(Material provided)
########################################

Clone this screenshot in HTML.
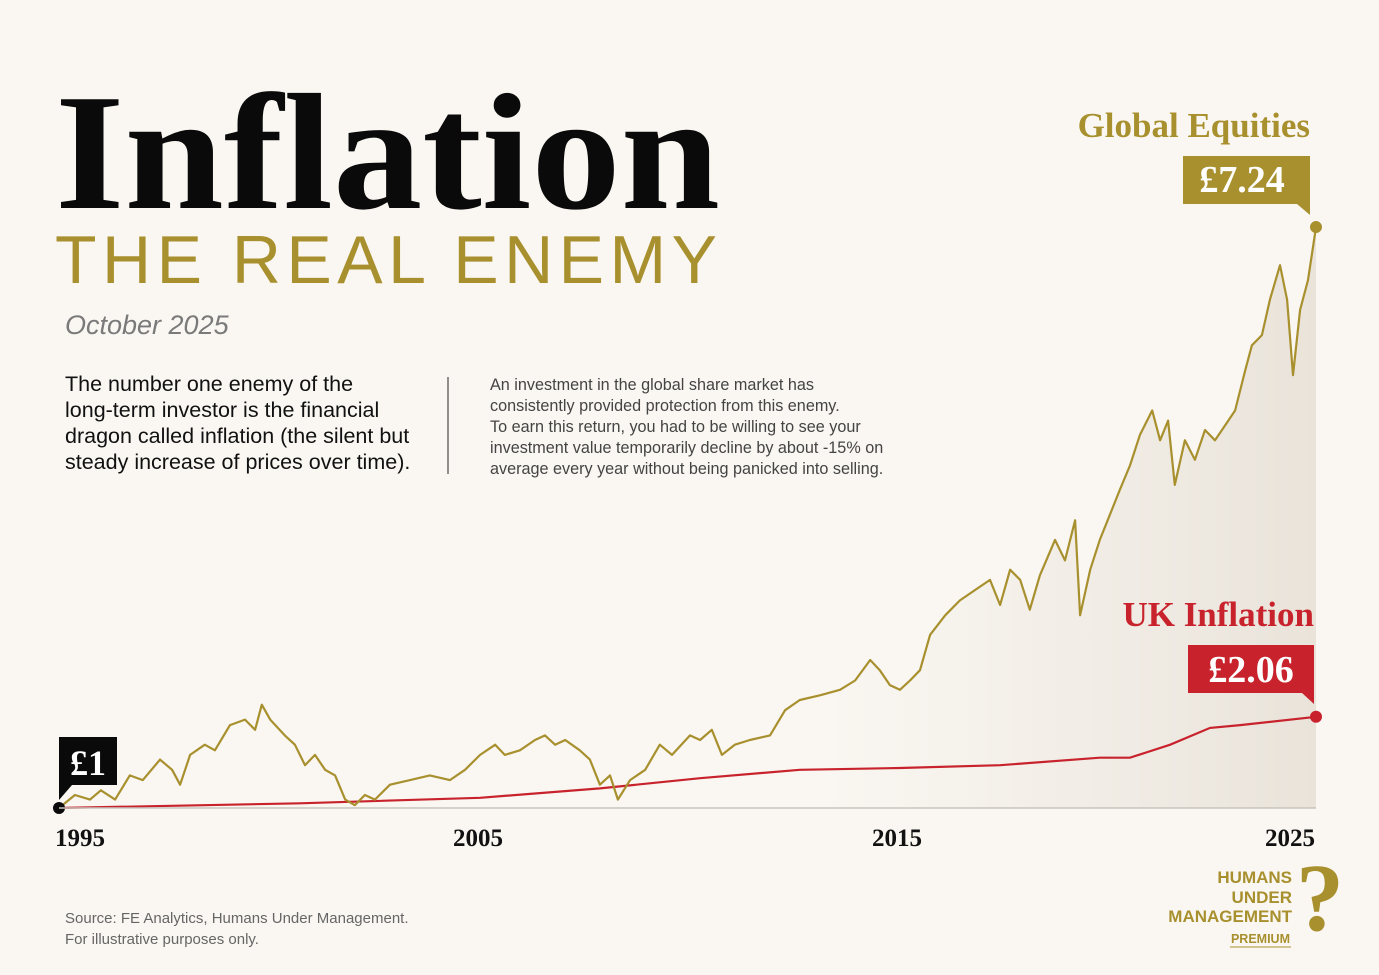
<!DOCTYPE html>
<html><head><meta charset="utf-8"><style>
html,body{margin:0;padding:0;background:#faf7f2;}
svg{display:block;}
.serif{font-family:"Liberation Serif",serif;}
.sans{font-family:"Liberation Sans",sans-serif;}
</style></head><body>
<svg id="chart" width="1379" height="975" viewBox="0 0 1379 975">
<defs>
<linearGradient id="shade" x1="0" x2="1" y1="0" y2="0">
<stop offset="0" stop-color="#ece6de" stop-opacity="0"/>
<stop offset="0.6" stop-color="#ece6de" stop-opacity="0"/>
<stop offset="1" stop-color="#e9e3da" stop-opacity="1"/>
</linearGradient>
</defs>
<rect width="1379" height="975" fill="#faf7f2"/>
<text x="55" y="208" class="serif" font-weight="bold" font-size="166" textLength="665" lengthAdjust="spacingAndGlyphs" fill="#0a0a0a">Inflation</text>
<text x="55" y="283" class="sans" font-size="68" textLength="662" lengthAdjust="spacing" fill="#a8902e">THE REAL ENEMY</text>
<text x="65" y="334" class="sans" font-style="italic" font-size="27" fill="#7a7a7a">October 2025</text>
<g class="sans" font-size="21.5" fill="#111">
<text x="65" y="391">The number one enemy of the</text>
<text x="65" y="417">long-term investor is the financial</text>
<text x="65" y="443">dragon called inflation (the silent but</text>
<text x="65" y="469">steady increase of prices over time).</text>
</g>
<line x1="448" y1="377" x2="448" y2="474" stroke="#555" stroke-width="1.3"/>
<g class="sans" font-size="16.2" fill="#444">
<text x="490" y="390">An investment in the global share market has</text>
<text x="490" y="411">consistently provided protection from this enemy.</text>
<text x="490" y="432">To earn this return, you had to be willing to see your</text>
<text x="490" y="453">investment value temporarily decline by about -15% on</text>
<text x="490" y="474">average every year without being panicked into selling.</text>
</g>
<g id="plot"></g>
<line x1="59" y1="808" x2="1316" y2="808" stroke="#c8c4bd" stroke-width="1.5"/>
<g class="serif" font-weight="bold" font-size="25" fill="#111">
<text x="80" y="846" text-anchor="middle">1995</text>
<text x="478" y="846" text-anchor="middle">2005</text>
<text x="897" y="846" text-anchor="middle">2015</text>
<text x="1290" y="846" text-anchor="middle">2025</text>
</g>
<text x="1310" y="137" text-anchor="end" class="serif" font-weight="bold" font-size="35" fill="#a8902e">Global Equities</text>
<g>
<path d="M1183,156 H1310 V215 L1297,204 H1183 Z" fill="#a8902e"/>
<text x="1242" y="192" text-anchor="middle" class="serif" font-weight="bold" font-size="38" fill="#fff">£7.24</text>
</g>
<text x="1314" y="626" text-anchor="end" class="serif" font-weight="bold" font-size="35" fill="#c8232c">UK Inflation</text>
<g>
<path d="M1188,645 H1314 V704 L1302,693 H1188 Z" fill="#c8232c"/>
<text x="1251" y="682" text-anchor="middle" class="serif" font-weight="bold" font-size="38" fill="#fff">£2.06</text>
</g>
<g>
<path d="M59,737 H117 V785 H72 L59,800 Z" fill="#0a0a0a"/>
<text x="88" y="775" text-anchor="middle" class="serif" font-weight="bold" font-size="36" fill="#fff">£1</text>
</g>
<g class="sans" font-size="15" fill="#666">
<text x="65" y="923">Source: FE Analytics, Humans Under Management.</text>
<text x="65" y="944">For illustrative purposes only.</text>
</g>
<g>
<g class="sans" font-weight="bold" font-size="17" fill="#a8902e" text-anchor="end">
<text x="1292" y="883">HUMANS</text>
<text x="1292" y="903">UNDER</text>
<text x="1292" y="922">MANAGEMENT</text>
<text x="1290" y="943" font-size="12.5">PREMIUM</text>
</g>
<line x1="1230" y1="947" x2="1291" y2="947" stroke="#a8902e" stroke-width="1"/>
<text x="1320" y="930" text-anchor="middle" class="serif" font-weight="bold" font-size="96" fill="#a8902e">?</text>
</g>
</svg>
<script>
const eqYears=[1995.00,1995.38,1995.74,1996.00,1996.34,1996.69,1997.00,1997.41,1997.70,1997.89,1998.13,1998.48,1998.72,1999.08,1999.44,1999.68,1999.84,2000.04,2000.39,2000.63,2000.87,2001.11,2001.35,2001.59,2001.83,2002.06,2002.30,2002.54,2002.90,2003.38,2003.85,2004.33,2004.69,2005.05,2005.41,2005.64,2006.00,2006.36,2006.60,2006.84,2007.08,2007.43,2007.67,2007.91,2008.15,2008.34,2008.63,2008.99,2009.34,2009.63,2010.06,2010.30,2010.58,2010.82,2011.13,2011.49,2011.97,2012.33,2012.68,2013.16,2013.64,2014.00,2014.36,2014.59,2014.83,2015.07,2015.31,2015.55,2015.79,2016.15,2016.50,2016.86,2017.22,2017.46,2017.70,2017.94,2018.17,2018.41,2018.77,2019.01,2019.25,2019.37,2019.61,2019.84,2020.08,2020.32,2020.56,2020.80,2021.09,2021.28,2021.47,2021.63,2021.87,2022.11,2022.35,2022.59,2022.83,2023.07,2023.31,2023.47,2023.71,2023.90,2024.14,2024.31,2024.45,2024.62,2024.81,2025.00];
const eqValues=[1.00,1.14,1.09,1.19,1.09,1.35,1.30,1.52,1.41,1.25,1.57,1.68,1.62,1.89,1.95,1.84,2.11,1.95,1.78,1.68,1.46,1.57,1.41,1.35,1.09,1.03,1.14,1.09,1.25,1.30,1.35,1.30,1.41,1.57,1.68,1.57,1.62,1.73,1.78,1.68,1.73,1.62,1.52,1.25,1.35,1.09,1.30,1.41,1.68,1.57,1.78,1.73,1.84,1.57,1.68,1.73,1.78,2.05,2.16,2.21,2.27,2.37,2.59,2.48,2.32,2.27,2.37,2.48,2.86,3.07,3.23,3.34,3.45,3.18,3.56,3.45,3.13,3.50,3.88,3.66,4.09,3.07,3.56,3.88,4.15,4.42,4.68,5.01,5.27,4.95,5.16,4.47,4.95,4.74,5.06,4.95,5.11,5.27,5.70,5.97,6.08,6.46,6.83,6.46,5.65,6.35,6.67,7.24];
const infYears=[1995.00,2000.75,2005.05,2007.91,2010.30,2012.68,2015.07,2017.46,2019.84,2020.56,2021.52,2022.47,2023.19,2025.00];
const infValues=[1.00,1.05,1.11,1.21,1.32,1.41,1.43,1.46,1.54,1.54,1.68,1.86,1.89,1.98];
const X0=59,PX_PER_YEAR=41.9,Y0=808,PX_PER_UNIT=93.1;
function xs(t){return X0+(t-1995)*PX_PER_YEAR;}
function ys(v){return Y0-(v-1)*PX_PER_UNIT;}
const NS="http://www.w3.org/2000/svg";
const plot=document.getElementById('plot');
function pts(yr,vals){return yr.map((t,i)=>xs(t).toFixed(1)+','+ys(vals[i]).toFixed(1));}
const ep=pts(eqYears,eqValues);
const area=document.createElementNS(NS,'path');
area.setAttribute('d','M'+xs(eqYears[0])+','+Y0+' L'+ep.join(' L')+' L'+xs(eqYears[eqYears.length-1])+','+Y0+' Z');
area.setAttribute('fill','url(#shade)');


plot.appendChild(area);
const il=document.createElementNS(NS,'polyline');
il.setAttribute('points',pts(infYears,infValues).join(' '));
il.setAttribute('fill','none');il.setAttribute('stroke','#c8232c');il.setAttribute('stroke-width','2.2');


plot.appendChild(il);
const el=document.createElementNS(NS,'polyline');
el.setAttribute('points',ep.join(' '));
el.setAttribute('fill','none');el.setAttribute('stroke','#a8902e');el.setAttribute('stroke-width','2.2');el.setAttribute('stroke-linejoin','round');


plot.appendChild(el);
const d1=document.createElementNS(NS,'circle');
d1.setAttribute('cx',xs(eqYears[eqYears.length-1]));d1.setAttribute('cy',ys(eqValues[eqValues.length-1]));d1.setAttribute('r','6');d1.setAttribute('fill','#a8902e');


plot.appendChild(d1);
const d2=document.createElementNS(NS,'circle');
d2.setAttribute('cx',xs(infYears[infYears.length-1]));d2.setAttribute('cy',ys(infValues[infValues.length-1]));d2.setAttribute('r','6');d2.setAttribute('fill','#c8232c');


plot.appendChild(d2);
const d0=document.createElementNS(NS,'circle');
d0.setAttribute('cx',xs(1995));d0.setAttribute('cy',ys(1));d0.setAttribute('r','6');d0.setAttribute('fill','#0a0a0a');


plot.appendChild(d0);
</script>
</body></html>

########################################

(Given exercise) Pick out all lines containing the string "this".

(In response)
Clone this screenshot in HTML.
<text x="490" y="411">consistently provided protection from this enemy.</text>
<text x="490" y="432">To earn this return, you had to be willing to see your</text>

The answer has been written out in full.